İmamoğlu, kurduğu “iktidar için değişim” internet sitesine 100 binden fazla kişinin görüş ve önerilerini ilettiğini duyurdu: “Toplum, CHP’de lider ve yönetiminin değişmesini, bu değişimin hem kuşak hem vizyon ekseninde olmasını istiyor. Toplumun ihtiyaçlarına uygun net bir vizyon ve politikalar belirlenmesini, kapsayıcı bir demokrasi ve laiklik anlayışının üretilmesini bekliyor.”
Gelecek Partisi lideri Ahmet Davutoğlu, Kemal Kılıçdaroğlu’nun Ümit Özdağ ile yaptığı 3 bakanlık ve MİT Başkanlığı protokolüyle ilgili Sözcü yazarı İsmail Saymaz’a konuştu: “Sordum. Böyle bir protokol var mı? İçişleri Bakanlığı ve üç bakanlık verildi mi? 'Yok' dedi. 'Bir bakanlık konuşuldu ama karara bağlanmadı. Bağlanmadığı için size getirmedim. Olsa bile benim kontenjanımdandı' dedi. Ben de o akşam Karar TV'de, 'Muhatabımız Kılıçdaroğlu'dur. O da 'Yok öyle bir protokol dedi' minvaline konuştum. Onun üzerine (Kılıçdaroğlu) aradı. 'Kusura bakmayın. Tekrar baktım, protokol varmış. Bakanlık görüşülmüş' dedi. Üzüldüm ama bir şey söylemedim."

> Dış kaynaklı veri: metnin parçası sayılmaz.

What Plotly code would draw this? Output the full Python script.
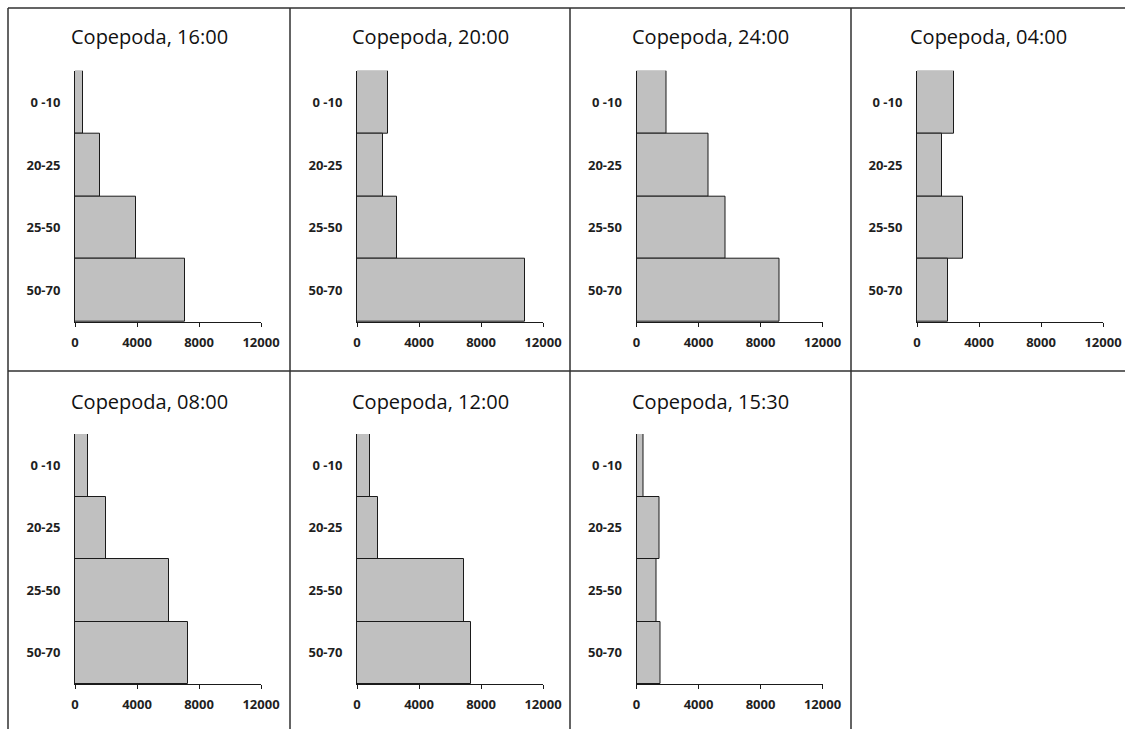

2000-2010 yılları arasında CHP’nin genel sekreterliğini yapan Önder Sav, CHP içindeki “değişim” tartışmalarına katıldı: “Genel başkanın görev süresi üç dönemden fazla olamaz. Dolayısıyla bu süreler aşılmıştır. Partinin kendisini bu açıdan da gözden geçirmesi, ileride parti organlarının hukuken meşru olup olmadıkları tartışmalarına neden olunmaması gerekir. (…) 10. yenilgisini almış olmasına rağmen CHP Genel Başkanı’nın görevde kalıcı olmak istemesi ve bunda ısrar etmesi seçmenin güven duygusunu azaltmıştır.”
CHP Parti Meclisi, görevden alınan dört il ile bir ilçe başkanının itirazlarını yapılan oylamada 3’te 2 çoğunluğa ulaşılamadığı için reddetti. Her itiraz için ayrı oylama yapıldı. Partide “değişim” isteyenlerin iki il için salt çoğunluğa ulaşması, parti meclisinin “değişimciler” ve “yenilikçiler” diye ortadan ikiye ayrıldığını gösterdi.
Kılıçdaroğlu, Hürriyet yazarlarının sorularına cevap verdi: “10 cephede yara almış bir komutan savaşa devam eder mi? Evet, eder/etmelidir.” “Masanın ilkeleriyle çelişen tek bir adım atmadım, atmam. Özdağ ile Protokol, CHP’yi bağlayan bir protokoldür.” “Benim “Kentli modern muhafazakârlar” olanak nitelendirdiğim toplumsal kesimde bir korku yaşandı. Biz, onların yaşadığı bu korkuyu, onlarla daha sıkı bir ilişki kurarak giderebilirdik.” “Partimin birtakım eski ve yeni yöneticileri normal veya etik olmayan aksiyonlar almışlar.” “Sayın İmamoğlu’na kızgın değilim elbette.”